• Data block:
================
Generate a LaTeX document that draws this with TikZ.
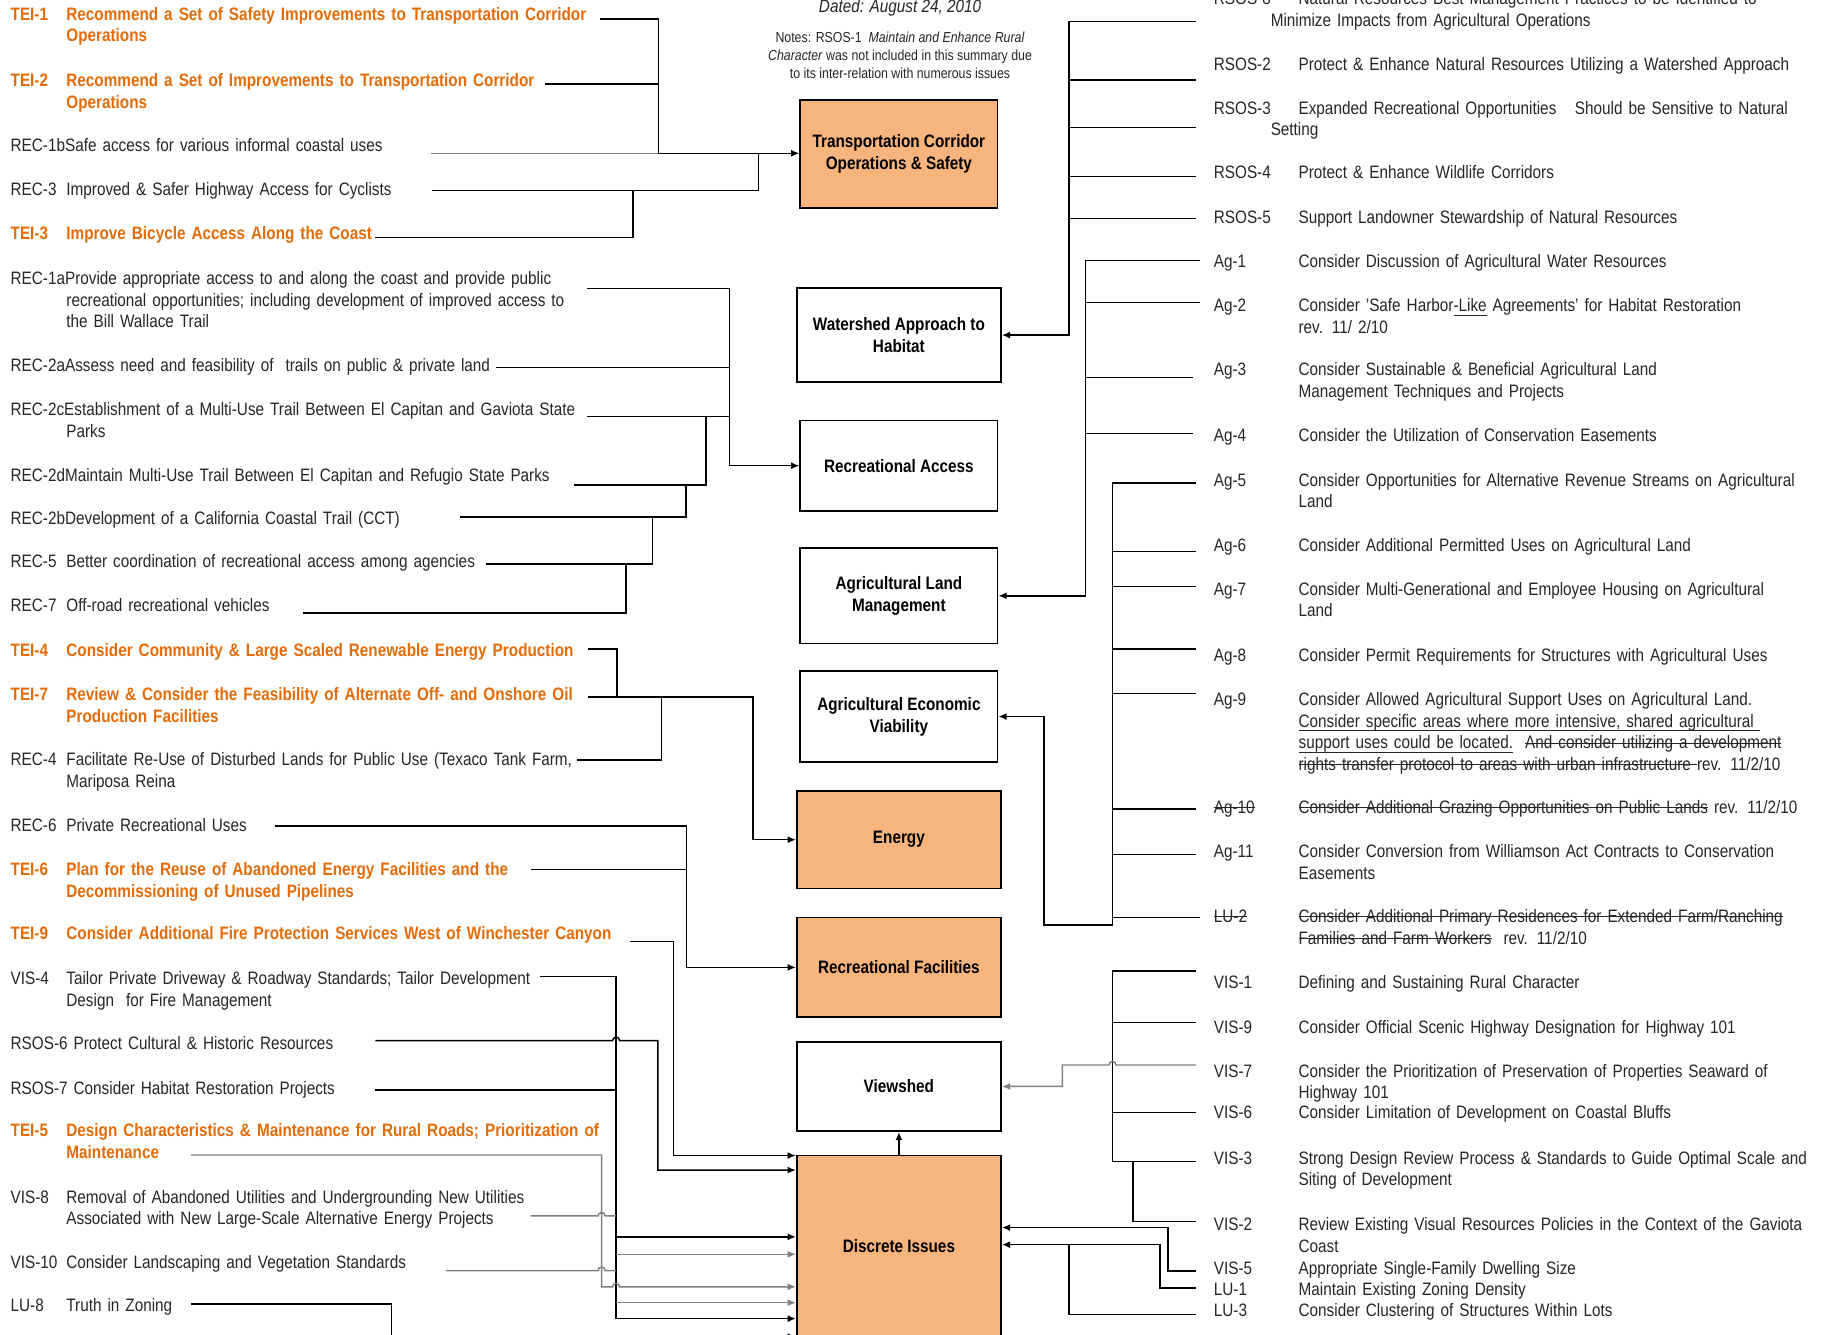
\documentclass[tikz,border=0pt]{standalone}
\usepackage{fontspec}
\setmainfont{Liberation Sans}[FakeStretch=0.85]
\usetikzlibrary{arrows.meta}

\definecolor{teiorange}{HTML}{E36C09}
\definecolor{boxfill}{HTML}{F7B47C}
\definecolor{txt}{HTML}{262626}

\newcommand\lab[1]{\makebox[48pt][l]{#1}}
\newcommand\cont{\hspace*{48pt}}
\newcommand\rlab[1]{\makebox[73pt][l]{#1}}
\newcommand\rcont{\hspace*{73pt}}
\newsavebox\linebox
\newcommand\strike[1]{\leavevmode\sbox\linebox{#1}\rlap{\rule[0.3em]{\wd\linebox}{0.7pt}}\usebox\linebox}
\newcommand\under[1]{\leavevmode\sbox\linebox{#1}\rlap{\rule[-0.2em]{\wd\linebox}{0.7pt}}\usebox\linebox}

\tikzset{
  topic/.style={draw, line width=1.5pt, fill=white, align=center, inner sep=0pt,
    font=\fontsize{15.5}{18.6}\selectfont\bfseries},
  hot/.style={topic, fill=boxfill},
  item/.style={anchor=base west, inner sep=0pt, text width=600pt, align=left, text=txt},
  tei/.style={item, text=teiorange, font=\fontsize{15.5}{18.6}\selectfont\bfseries},
  ln/.style={line width=1.25pt},
  gln/.style={ln, draw=black!50},
  arr/.style={ln, -{Latex[length=7pt,width=6pt]}},
}

\begin{document}
\begin{tikzpicture}[x=1pt, y=-1pt, font=\fontsize{15.5}{18.6}\selectfont]
  \fill[white] (0,0) rectangle (1568,1149);
  \useasboundingbox (0,0) rectangle (1568,1149);

  % heading
  \node[font=\fontsize{15.5}{18.6}\selectfont\itshape, text=txt] (dated) at (775,7) {Dated: August 24, 2010};
  \node[font=\fontsize{12.5}{15.5}\selectfont, align=center, text=txt] (notes) at (775,47.5)
    {Notes: RSOS-1\ \ \textit{Maintain and Enhance Rural}\\\textit{Character} was not included in this summary due\\to its inter-relation with numerous issues};

  % issue boxes
  \node[hot, minimum width=170pt, minimum height=93pt] (trans) at (774,132.5) {Transportation Corridor\\Operations \& Safety};
  \node[topic, minimum width=176pt, minimum height=81pt] (water) at (774,288.5) {Watershed Approach to\\Habitat};
  \node[topic, minimum width=170pt, minimum height=78pt] (recacc) at (774,401) {Recreational Access};
  \node[topic, minimum width=170pt, minimum height=82pt] (agland) at (774,513) {Agricultural Land\\Management};
  \node[topic, minimum width=170pt, minimum height=78pt] (agecon) at (774,617) {Agricultural Economic\\Viability};
  \node[hot, minimum width=176pt, minimum height=84pt] (energy) at (774,723) {Energy};
  \node[hot, minimum width=176pt, minimum height=86pt] (recfac) at (774,833) {Recreational Facilities};
  \node[topic, minimum width=176pt, minimum height=77pt] (view) at (774,935.5) {Viewshed};
  \node[hot, minimum width=176pt, minimum height=156pt] (disc) at (774,1073) {Discrete Issues};

  % left column
  \node[tei] (tei1) at (9,17.5) {\lab{TEI-1}Recommend a Set of Safety Improvements to Transportation Corridor\\\cont Operations};
  \node[tei] (tei2) at (9,74.5) {\lab{TEI-2}Recommend a Set of Improvements to Transportation Corridor\\\cont Operations};
  \node[item] (rec1b) at (9,130.5) {REC-1bSafe access for various informal coastal uses};
  \node[item] (rec3) at (9,168.5) {\lab{REC-3}Improved \& Safer Highway Access for Cyclists};
  \node[tei] (tei3) at (9,206.5) {\lab{TEI-3}Improve Bicycle Access Along the Coast};
  \node[item] (rec1a) at (9,245.2) {REC-1aProvide appropriate access to and along the coast and provide public\\\cont recreational opportunities; including development of improved access to\\\cont the Bill Wallace Trail};
  \node[item] (rec2a) at (9,319.8) {REC-2aAssess need and feasibility of\ \ trails on public \& private land};
  \node[item] (rec2c) at (9,358) {REC-2cEstablishment of a Multi-Use Trail Between El Capitan and Gaviota State\\\cont Parks};
  \node[item] (rec2d) at (9,414.5) {REC-2dMaintain Multi-Use Trail Between El Capitan and Refugio State Parks};
  \node[item] (rec2b) at (9,451.5) {REC-2bDevelopment of a California Coastal Trail (CCT)};
  \node[item] (rec5) at (9,489) {\lab{REC-5}Better coordination of recreational access among agencies};
  \node[item] (rec7) at (9,526.5) {\lab{REC-7}Off-road recreational vehicles};
  \node[tei] (tei4) at (9,565.2) {\lab{TEI-4}Consider Community \& Large Scaled Renewable Energy Production};
  \node[tei] (tei7) at (9,603.5) {\lab{TEI-7}Review \& Consider the Feasibility of Alternate Off- and Onshore Oil\\\cont Production Facilities};
  \node[item] (rec4) at (9,659.5) {\lab{REC-4}Facilitate Re-Use of Disturbed Lands for Public Use (Texaco Tank Farm,\\\cont Mariposa Reina};
  \node[item] (rec6) at (9,716) {\lab{REC-6}Private Recreational Uses};
  \node[tei] (tei6) at (9,754) {\lab{TEI-6}Plan for the Reuse of Abandoned Energy Facilities and the\\\cont Decommissioning of Unused Pipelines};
  \node[tei] (tei9) at (9,809.2) {\lab{TEI-9}Consider Additional Fire Protection Services West of Winchester Canyon};
  \node[item] (vis4) at (9,848) {\lab{VIS-4}Tailor Private Driveway \& Roadway Standards; Tailor Development\\\cont Design\ \ for Fire Management};
  \node[item] (lrsos6) at (9,904) {RSOS-6 Protect Cultural \& Historic Resources};
  \node[item] (rsos7) at (9,942.5) {RSOS-7 Consider Habitat Restoration Projects};
  \node[tei] (tei5) at (9,978.5) {\lab{TEI-5}Design Characteristics \& Maintenance for Rural Roads; Prioritization of\\\cont Maintenance};
  \node[item] (vis8) at (9,1036) {\lab{VIS-8}Removal of Abandoned Utilities and Undergrounding New Utilities\\\cont Associated with New Large-Scale Alternative Energy Projects};
  \node[item] (vis10) at (9,1092.5) {\lab{VIS-10}Consider Landscaping and Vegetation Standards};
  \node[item] (lu8) at (9,1129.2) {\lab{LU-8}Truth in Zoning};

  % right column
  \node[item] (rsos8) at (1045,3.9) {\rlab{RSOS-8}Natural Resources Best Management Practices to be Identified to\\\hspace*{49pt}Minimize Impacts from Agricultural Operations};
  \node[item] (rsos2) at (1045,60.5) {\rlab{RSOS-2}Protect \& Enhance Natural Resources Utilizing a Watershed Approach};
  \node[item] (rsos3) at (1045,98.5) {\rlab{RSOS-3}Expanded Recreational Opportunities\hspace{16pt}Should be Sensitive to Natural\\\hspace*{49pt}Setting};
  \node[item] (rsos4) at (1045,153.5) {\rlab{RSOS-4}Protect \& Enhance Wildlife Corridors};
  \node[item] (rsos5) at (1045,192.5) {\rlab{RSOS-5}Support Landowner Stewardship of Natural Resources};
  \node[item] (ag1) at (1045,230.5) {\rlab{Ag-1}Consider Discussion of Agricultural Water Resources};
  \node[item] (ag2) at (1045,268.5) {\rlab{Ag-2}Consider 'Safe Harbor\under{-Like} Agreements' for Habitat Restoration\\\rcont rev. 11/ 2/10};
  \node[item] (ag3) at (1045,323.5) {\rlab{Ag-3}Consider Sustainable \& Beneficial Agricultural Land\\\rcont Management Techniques and Projects};
  \node[item] (ag4) at (1045,380.5) {\rlab{Ag-4}Consider the Utilization of Conservation Easements};
  \node[item] (ag5) at (1045,418.5) {\rlab{Ag-5}Consider Opportunities for Alternative Revenue Streams on Agricultural\\\rcont Land};
  \node[item] (ag6) at (1045,474.5) {\rlab{Ag-6}Consider Additional Permitted Uses on Agricultural Land};
  \node[item] (ag7) at (1045,512.5) {\rlab{Ag-7}Consider Multi-Generational and Employee Housing on Agricultural\\\rcont Land};
  \node[item] (ag8) at (1045,569.5) {\rlab{Ag-8}Consider Permit Requirements for Structures with Agricultural Uses};
  \node[item] (ag9) at (1045,607.5) {\rlab{Ag-9}Consider Allowed Agricultural Support Uses on Agricultural Land.\\
    \rcont\under{Consider specific areas where more intensive, shared agricultural }\\
    \rcont\under{support uses could be located.}\ \ \strike{And consider utilizing a development}\\
    \rcont\strike{rights transfer protocol to areas with urban infrastructure }rev. 11/2/10};
  \node[item] (ag10) at (1045,700.5) {\rlab{\strike{Ag-10}}\strike{Consider Additional Grazing Opportunities on Public Lands} rev. 11/2/10};
  \node[item] (ag11) at (1045,738.5) {\rlab{Ag-11}Consider Conversion from Williamson Act Contracts to Conservation\\\rcont Easements};
  \node[item] (lu2) at (1045,794.5) {\rlab{\strike{LU-2}}\strike{Consider Additional Primary Residences for Extended Farm/Ranching}\\\rcont\strike{Families and Farm Workers}\ \ rev. 11/2/10};
  \node[item] (vis1) at (1045,851.5) {\rlab{VIS-1}Defining and Sustaining Rural Character};
  \node[item] (vis9) at (1045,889.5) {\rlab{VIS-9}Consider Official Scenic Highway Designation for Highway 101};
  \node[item] (vis7) at (1045,927.5) {\rlab{VIS-7}Consider the Prioritization of Preservation of Properties Seaward of\\\rcont Highway 101};
  \node[item] (vis6) at (1045,963.5) {\rlab{VIS-6}Consider Limitation of Development on Coastal Bluffs};
  \node[item] (vis3) at (1045,1002.5) {\rlab{VIS-3}Strong Design Review Process \& Standards to Guide Optimal Scale and\\\rcont Siting of Development};
  \node[item] (vis2) at (1045,1059.5) {\rlab{VIS-2}Review Existing Visual Resources Policies in the Context of the Gaviota\\\rcont Coast};
  \node[item] (vis5) at (1045,1097.5) {\rlab{VIS-5}Appropriate Single-Family Dwelling Size};
  \node[item] (lu1) at (1045,1115.5) {\rlab{LU-1}Maintain Existing Zoning Density};
  \node[item] (lu3) at (1045,1133.5) {\rlab{LU-3}Consider Clustering of Structures Within Lots};

  % where the connectors leave the items
  \foreach \n/\x/\y in {tei1/517/16.4, tei2/469/72.3, rec1b/371/132, rec3/372/164, tei3/323/204.4,
      rec1a/505.3/248.3, rec2a/427/316.3, rec2c/505.3/358.8, rec2d/494/417.6, rec2b/396/445,
      rec5/418.8/485.7, rec7/261/528, tei4/506.6/558.8, tei7/506.6/600, rec4/497/654.4,
      rec6/236.4/711.2, tei6/457/748.5, tei9/542.7/810.8, vis4/465/841, lrsos6/323.3/896,
      rsos7/323.3/938.6, tei5/164.4/994.5, vis8/457/1047, vis10/384/1094, lu8/164.4/1122.8}
    \coordinate (c-\n) at (\x,\y);
  \foreach \n/\x/\y in {rsos8/1030/18.7, rsos2/1030/68.9, rsos3/1030/110, rsos4/1030/152, rsos5/1030/188,
      ag1/1033/224.5, ag2/1033/260.6, ag3/1027/325.2, ag4/1027/373.1, ag5/1030/416, ag6/1030/475,
      ag7/1030/505, ag8/1030/558.8, ag9/1030/597, ag10/1030/696.6, ag11/1030/736, lu2/1033/790,
      vis1/1030/836, vis9/1030/880.3, vis7/1030/917, vis6/1030/957.8, vis3/1030/1000.3,
      vis2/1030/1052, vis5/1030/1094.5, lu1/1030/1109, lu3/1030/1132}
    \coordinate (c-\n) at (\x,\y);

  % left connectors
  \draw[ln] (c-tei1) -| (567,132);
  \draw[ln] (c-tei2) -- (c-tei2 -| 567,0);
  \draw[gln] (c-rec1b) -- (c-rec1b -| 567,0);
  \draw[arr] (c-rec1b -| 567,0) -- (c-rec1b -| trans.west);
  \draw[ln] (c-rec3) -| (653,132);
  \draw[ln] (c-tei3) -| (545,164);

  \draw[arr] (c-rec1a) -| (628.2,401) -- (recacc.west);
  \foreach \n in {rec2a,rec2c} \draw[ln] (c-\n) -- (c-\n -| 628.2,0);
  \draw[ln] (c-rec2d) -| (608,358.8);
  \draw[ln] (c-rec2b) -| (590.8,417.6);
  \draw[ln] (c-rec5) -| (562,445);
  \draw[ln] (c-rec7) -| (539,485.7);

  \draw[ln] (c-tei4) -| (531.4,600);
  \draw[arr] (c-tei7) -| (648.5,723) -- (energy.west);
  \draw[ln] (c-rec4) -| (569.7,600);

  \draw[arr] (c-rec6) -| (590.9,833) -- (recfac.west);
  \draw[ln] (c-tei6) -- (c-tei6 -| 590.9,0);

  \draw[arr] (c-tei9) -| (580,995) -- (580,995 -| disc.west);
  \draw[arr] (c-vis4) -| (530.5,1135.4) -- (530.5,1135.4 -| disc.west);
  \draw[ln] (c-rsos7) -- (c-rsos7 -| 530.5,0);
  \draw[arr] (c-lrsos6) -- (527.5,896) arc(180:360:3) -| (566.5,1007.5) -- (566.5,1007.5 -| disc.west);
  \draw[arr, draw=black!50] (c-tei5) -| (518,1108) -- (527.5,1108) arc(180:360:3) -- (533.5,1108 -| disc.west);
  \draw[gln] (c-vis8) -- (515,1047) arc(180:360:3) -- (530.5,1047);
  \draw[gln] (c-vis10) -- (515,1094) arc(180:360:3) -- (530.5,1094);
  \draw[arr] (530.5,1065) -- (530.5,1065 -| disc.west);
  \foreach \y in {1080,1121.7} \draw[arr, draw=black!50] (530.5,\y) -- (530.5,\y -| disc.west);
  \draw[arr] (c-lu8) -| (336.9,1151) -- (336.9,1151 -| disc.west);

  % right connectors
  \draw[arr] (c-rsos8) -| (920.6,288.5) -- (water.east);
  \foreach \n in {rsos2,rsos3,rsos4,rsos5} \draw[ln] (c-\n) -- (c-\n -| 920.6,0);
  \draw[arr] (c-ag1) -| (934.5,513) -- (agland.east);
  \foreach \n in {ag2,ag3,ag4} \draw[ln] (c-\n) -- (c-\n -| 934.5,0);
  \draw[arr] (c-ag5) -| (958,796.5) -| (899,617) -- (agecon.east);
  \foreach \n in {ag6,ag7,ag8,ag9,ag10,ag11,lu2} \draw[ln] (c-\n) -- (c-\n -| 958,0);
  \draw[ln] (c-vis1) -| (958,1000.3) -- (c-vis3);
  \foreach \n in {vis9,vis6} \draw[ln] (c-\n) -- (c-\n -| 958,0);
  \draw[ln] (c-vis3 -| 975.4,0) |- (c-vis2);
  \draw[arr, draw=black!50] (c-vis7) -- (961,917) arc(0:-180:3) -| (914.7,935.5) -- (view.east);
  \draw[arr] (c-vis5) -| (1005.7,1057) -- (1005.7,1057 -| disc.east);
  \draw[arr] (c-lu1) -| (999,1071.7) -- (999,1071.7 -| disc.east);
  \draw[ln] (c-lu3) -| (920.5,1071.7);
  \draw[arr] (disc.north) -- (view.south);
\end{tikzpicture}
\end{document}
================
• Task requirements:
Within the data above, pick out all lines holding the word "this".

• Reply:
Generate a LaTeX document that draws this with TikZ.
    {Notes: RSOS-1\ \ \textit{Maintain and Enhance Rural}\\\textit{Character} was not included in this summary due\\to its inter-relation with numerous issues};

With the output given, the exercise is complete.